Posts RSS Comments RSS

Difference between discount rate and funds rate

Yesterday, the US Federal Open Market Committee (FOMC) met and cut both the discount and federal funds rate by half a percent to 5.25 and 4.75% respectively. The streets rejoiced. Hallelujah! But if you ask any person on said streets, can they explain what exactly are these two rates? What’s the difference?

Let me take a stab at it through layman’s terms:

The discount rate is the interest rate charged to banks who borrow from the Federal Reserve Bank.

I then cheated and looked at what Investopedia had to say:

This type of borrowing from the Fed is fairly limited. Institutions will often seek other means of meeting short-term liquidity needs. The Federal funds discount rate is one of two interest rates the Fed sets, the other being the overnight lending rate, or the Fed funds rate.

Onto the federal funds rate. Again from Investopedia:

The interest rate at which a depository institution lends immediately available funds (balances at the Federal Reserve) to another depository institution overnight.

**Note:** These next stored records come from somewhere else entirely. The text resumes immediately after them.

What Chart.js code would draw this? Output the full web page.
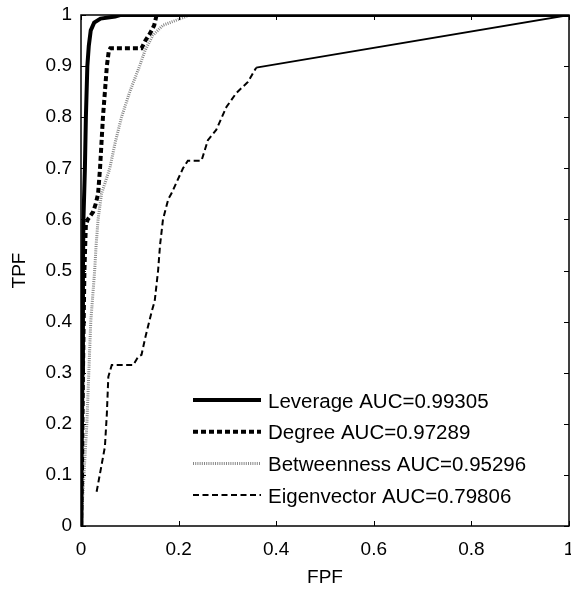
<!DOCTYPE html>
<html>
<head>
<meta charset="utf-8">
<title>ROC curves</title>
<script src="https://cdn.jsdelivr.net/npm/chart.js@4/dist/chart.umd.min.js"></script>
<style>
  html, body { margin: 0; padding: 0; background: #fff; }
</style>
</head>
<body>
<canvas id="rocChart" width="571" height="592"></canvas>
<script>
// ROC curves: TPF vs FPF for four ranking measures
const xTickLabels = ['0', '0.2', '0.4', '0.6', '0.8', '1'];
const yTickLabels = ['0', '0.1', '0.2', '0.3', '0.4', '0.5', '0.6', '0.7', '0.8', '0.9', '1'];

const seriesNames = [
  'Leverage AUC=0.99305',
  'Degree AUC=0.97289',
  'Betweenness AUC=0.95296',
  'Eigenvector AUC=0.79806'
];

const leverageFpf = [0, 0.001, 0.003, 0.004, 0.005, 0.008, 0.010, 0.013, 0.016, 0.020, 0.027, 0.040, 0.070, 0.080, 1];
const leverageTpf = [0, 0.10, 0.30, 0.50, 0.60, 0.70, 0.80, 0.90, 0.94, 0.97, 0.985, 0.993, 0.997, 1, 1];

const degreeFpf = [0, 0.002, 0.004, 0.007, 0.010, 0.014, 0.025, 0.030, 0.035, 0.039, 0.042, 0.045, 0.049, 0.053, 0.057, 0.060, 0.124, 0.132, 0.142, 0.150, 0.155, 1];
const degreeTpf = [0, 0.10, 0.30, 0.50, 0.59, 0.60, 0.615, 0.63, 0.65, 0.70, 0.75, 0.80, 0.85, 0.90, 0.93, 0.935, 0.935, 0.95, 0.965, 0.98, 1, 1];

const betweennessFpf = [0, 0.003, 0.006, 0.009, 0.012, 0.014, 0.016, 0.018, 0.020, 0.024, 0.028, 0.031, 0.035, 0.042, 0.059, 0.070, 0.083, 0.100, 0.120, 0.131, 0.147, 0.168, 0.196, 0.223, 1];
const betweennessTpf = [0, 0.05, 0.10, 0.15, 0.20, 0.25, 0.30, 0.35, 0.40, 0.45, 0.50, 0.55, 0.60, 0.65, 0.70, 0.75, 0.80, 0.85, 0.90, 0.93, 0.96, 0.98, 0.99, 1, 1];

const eigenvectorFpf = [0.032, 0.039, 0.049, 0.053, 0.056, 0.063, 0.107, 0.117, 0.124, 0.132, 0.145, 0.151, 0.158, 0.162, 0.168, 0.179, 0.185, 0.209, 0.219, 0.247, 0.260, 0.277, 0.298, 0.318, 0.342, 0.359, 1];
const eigenvectorTpf = [0.067, 0.103, 0.155, 0.22, 0.292, 0.315, 0.315, 0.331, 0.335, 0.37, 0.42, 0.44, 0.50, 0.55, 0.60, 0.64, 0.65, 0.70, 0.715, 0.715, 0.755, 0.775, 0.82, 0.847, 0.869, 0.897, 1];

const FONT = 'Liberation Sans, Arial, Helvetica, sans-serif';

function toPoints(xs, ys) {
  return xs.map((x, i) => ({ x: x, y: ys[i] }));
}

// box round the plot with small ticks pointing inward (all four sides)
const frameBox = {
  id: 'frameBox',
  afterDatasetsDraw(chart) {
    const { ctx, chartArea: a, scales } = chart;
    const len = 5;
    ctx.save();
    ctx.strokeStyle = '#000';
    ctx.lineWidth = 1.5;
    ctx.strokeRect(a.left, a.top, a.right - a.left, a.bottom - a.top);
    ctx.lineWidth = 1;
    ctx.beginPath();
    scales.x.ticks.forEach(t => {
      const px = Math.round(scales.x.getPixelForValue(t.value)) + 0.5;
      ctx.moveTo(px, a.bottom); ctx.lineTo(px, a.bottom - len);
      ctx.moveTo(px, a.top); ctx.lineTo(px, a.top + len);
    });
    scales.y.ticks.forEach(t => {
      const py = Math.round(scales.y.getPixelForValue(t.value)) + 0.5;
      ctx.moveTo(a.left, py); ctx.lineTo(a.left + len, py);
      ctx.moveTo(a.right, py); ctx.lineTo(a.right - len, py);
    });
    ctx.stroke();
    ctx.restore();
  }
};

// legend drawn inside the plot, lower right
const innerLegend = {
  id: 'innerLegend',
  afterDraw(chart) {
    const { ctx, chartArea: a } = chart;
    const x0 = a.left + 112, x1 = a.left + 180, tx = a.left + 187;
    const y0 = a.top + 385, step = 31.7;
    ctx.save();
    ctx.font = '20.5px ' + FONT;
    ctx.fillStyle = '#000';
    ctx.textBaseline = 'middle';
    ctx.textAlign = 'left';
    chart.data.datasets.forEach((ds, i) => {
      const y = y0 + i * step;
      ctx.beginPath();
      ctx.strokeStyle = ds.borderColor;
      ctx.lineWidth = ds.borderWidth;
      ctx.setLineDash(ds.borderDash || []);
      ctx.moveTo(x0, y);
      ctx.lineTo(x1, y);
      ctx.stroke();
      ctx.setLineDash([]);
      ctx.fillText(ds.label, tx, y + 2);
    });
    ctx.restore();
  }
};

const ctx = document.getElementById('rocChart').getContext('2d');
const rocChart = new Chart(ctx, {
  type: 'scatter',
  data: {
    datasets: [
      {
        label: seriesNames[0],
        data: toPoints(leverageFpf, leverageTpf),
        borderColor: '#000',
        borderWidth: 4,
        borderDash: []
      },
      {
        label: seriesNames[1],
        data: toPoints(degreeFpf, degreeTpf),
        borderColor: '#000',
        borderWidth: 4,
        borderDash: [5, 3]
      },
      {
        label: seriesNames[2],
        data: toPoints(betweennessFpf, betweennessTpf),
        borderColor: '#888888',
        borderWidth: 3,
        borderDash: [1, 1.2]
      },
      {
        label: seriesNames[3],
        data: toPoints(eigenvectorFpf, eigenvectorTpf),
        borderColor: '#000',
        borderWidth: 2,
        borderDash: [6, 3.5],
        segment: {
          // the last stretch to (1,1) looks solid in the original
          borderDash: c => c.p0.parsed.x > 0.35 ? [] : undefined,
          borderWidth: c => c.p0.parsed.x > 0.35 ? 1.8 : undefined
        }
      }
    ]
  },
  options: {
    responsive: false,
    animation: false,
    showLine: true,
    elements: {
      point: { radius: 0, hoverRadius: 0 },
      line: { tension: 0, fill: false }
    },
    layout: { autoPadding: false, padding: { top: 15, right: 2, left: 0, bottom: 0 } },
    plugins: {
      legend: { display: false },
      tooltip: { enabled: false }
    },
    scales: {
      x: {
        type: 'linear',
        min: 0,
        max: 1,
        grid: { display: false, drawTicks: false },
        border: { display: false },
        ticks: {
          stepSize: 0.2,
          padding: 12,
          maxRotation: 0,
          color: '#000',
          font: { family: FONT, size: 19 },
          callback: (v, i) => xTickLabels[i]
        },
        title: {
          display: true,
          text: 'FPF',
          color: '#000',
          font: { family: FONT, size: 19 },
          padding: { top: 0, bottom: 3 }
        },
        afterFit: s => { s.height = 66; s.paddingLeft = 0; s.paddingRight = 0; }
      },
      y: {
        type: 'linear',
        min: 0,
        max: 1,
        grid: { display: false, drawTicks: false },
        border: { display: false },
        ticks: {
          stepSize: 0.1,
          padding: 9,
          color: '#000',
          font: { family: FONT, size: 19 },
          callback: (v, i) => yTickLabels[i]
        },
        title: {
          display: true,
          text: 'TPF',
          color: '#000',
          font: { family: FONT, size: 19 },
          padding: { top: 8, bottom: 0 }
        },
        afterFit: s => { s.width = 81; s.paddingTop = 0; s.paddingBottom = 0; }
      }
    }
  },
  plugins: [frameBox, innerLegend]
});
</script>
</body>
</html>
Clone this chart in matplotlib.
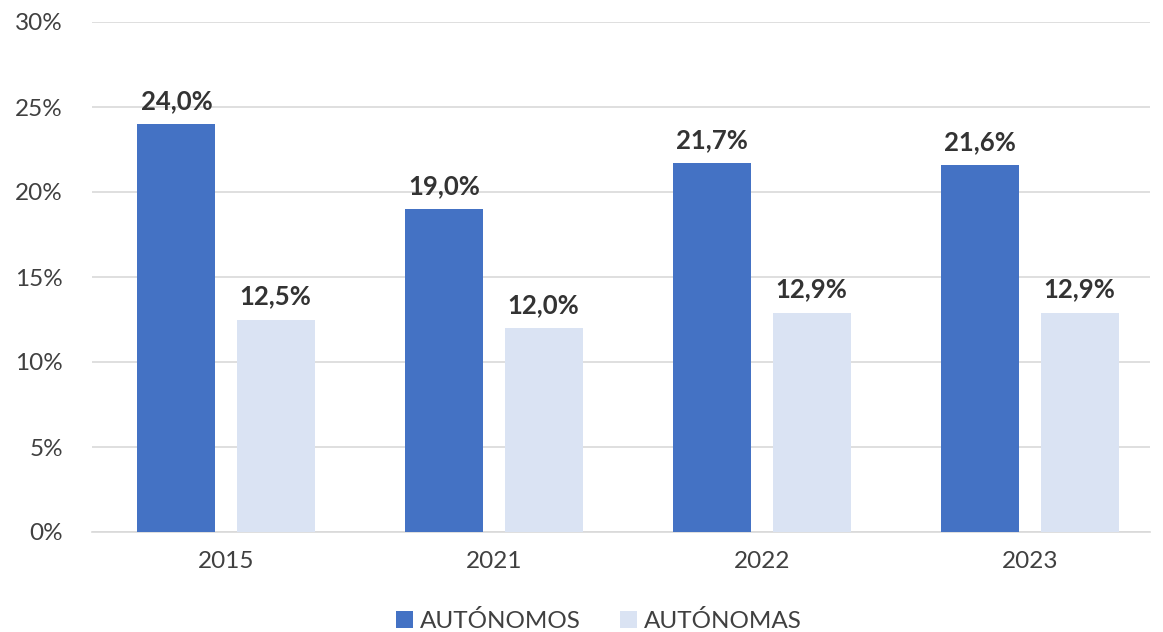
import matplotlib
matplotlib.use("Agg")
import matplotlib.pyplot as plt
import numpy as np

years = ["2015", "2021", "2022", "2023"]
autonomos = [24.0, 19.0, 21.7, 21.6]
autonomas = [12.5, 12.0, 12.9, 12.9]
series_names = ["AUTÓNOMOS", "AUTÓNOMAS"]
y_ticks = [0, 5, 10, 15, 20, 25, 30]

dark = "#4472C4"
light = "#DAE3F3"
text_col = "#404040"

plt.rcParams["font.family"] = ["Lato", "DejaVu Sans"]

fig = plt.figure(figsize=(11.63, 6.32), dpi=100)
ax = fig.add_axes([92 / 1163, 1 - 532 / 632, (1150 - 92) / 1163, (532 - 22) / 632])

x = np.arange(len(years))
w = 0.291
off = 0.185
b1 = ax.bar(x - off, autonomos, w, color=dark, zorder=3, label=series_names[0])
b2 = ax.bar(x + off, autonomas, w, color=light, zorder=3, label=series_names[1])

for bars, vals in ((b1, autonomos), (b2, autonomas)):
    for rect, v in zip(bars, vals):
        ax.annotate(f"{v:.1f}%".replace(".", ","),
                    (rect.get_x() + rect.get_width() / 2, v),
                    xytext=(0, 8), textcoords="offset points",
                    ha="center", va="bottom", fontsize=18.5,
                    fontweight="bold", color="#333333")

ax.set_xlim(-0.5, 3.448)
ax.set_ylim(0, 30)
ax.set_yticks(y_ticks)
ax.set_yticklabels([f"{t}%" for t in y_ticks])
ax.set_xticks(x)
ax.set_xticklabels(years)
ax.tick_params(axis="both", length=0, labelsize=17.5, colors=text_col)
ax.tick_params(axis="y", pad=21)
ax.tick_params(axis="x", pad=14)
ax.yaxis.grid(True, color="#D9D9D9", linewidth=1.2, zorder=0)
for s in ["left", "right", "top"]:
    ax.spines[s].set_visible(False)
ax.spines["bottom"].set_color("#D9D9D9")
ax.spines["bottom"].set_linewidth(1.2)

fig.legend(handles=[b1, b2], loc="center", bbox_to_anchor=(0.515, 1 - 621 / 632),
           ncol=2, frameon=False, fontsize=17.5, labelcolor=text_col,
           handlelength=0.7, handleheight=0.7, handletextpad=0.3, columnspacing=1.6)

fig.savefig("out.png", dpi=100)
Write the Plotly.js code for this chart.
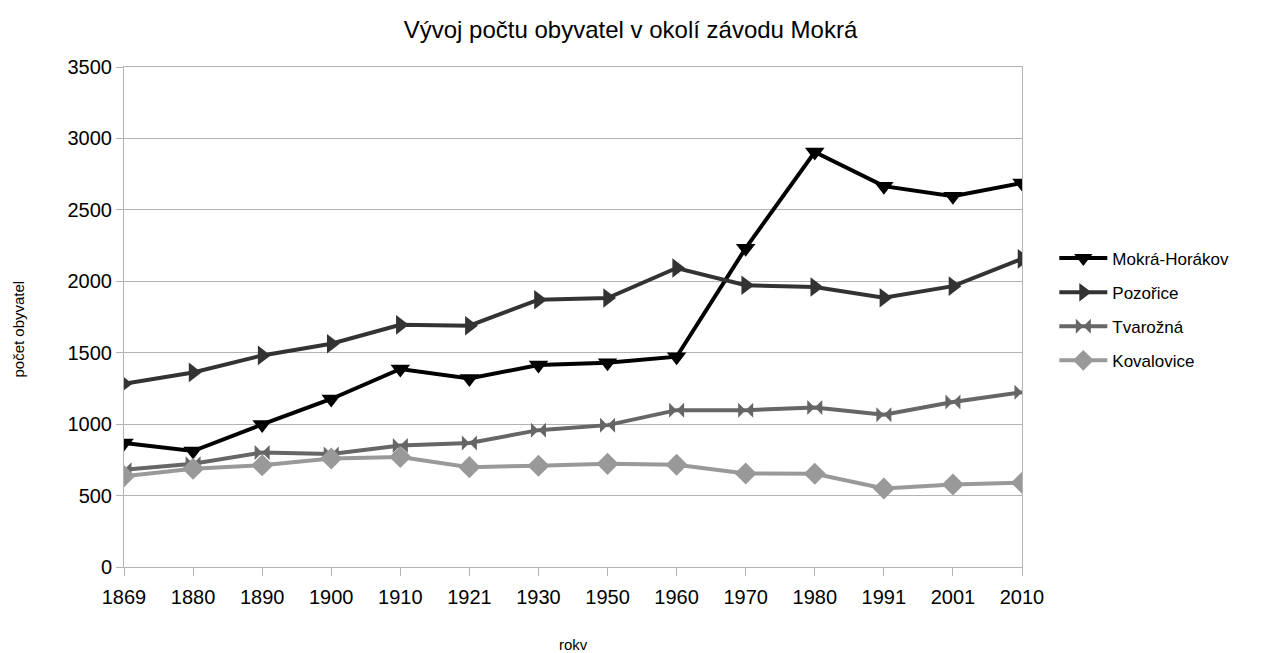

Okay, ungeek the speak. By law, depository institutions (lets say banks because it’s easier to type) need to keep a percentage of funds in reserve. If they don’t have enough funds, they borrow from other banks with excesses to meet this overnight requirement at a certain interest rate. This is the federal funds rate.

When the Fed cuts rates, the markets generally cheer as the cuts eventually trickle down to us common folk to encourage spending and economic growth. I’m sure the next few days will be filled with opinions on whether the Fed did the right thing for the long term.  I hope you enjoyed this explanation as it relates to stock market for beginners!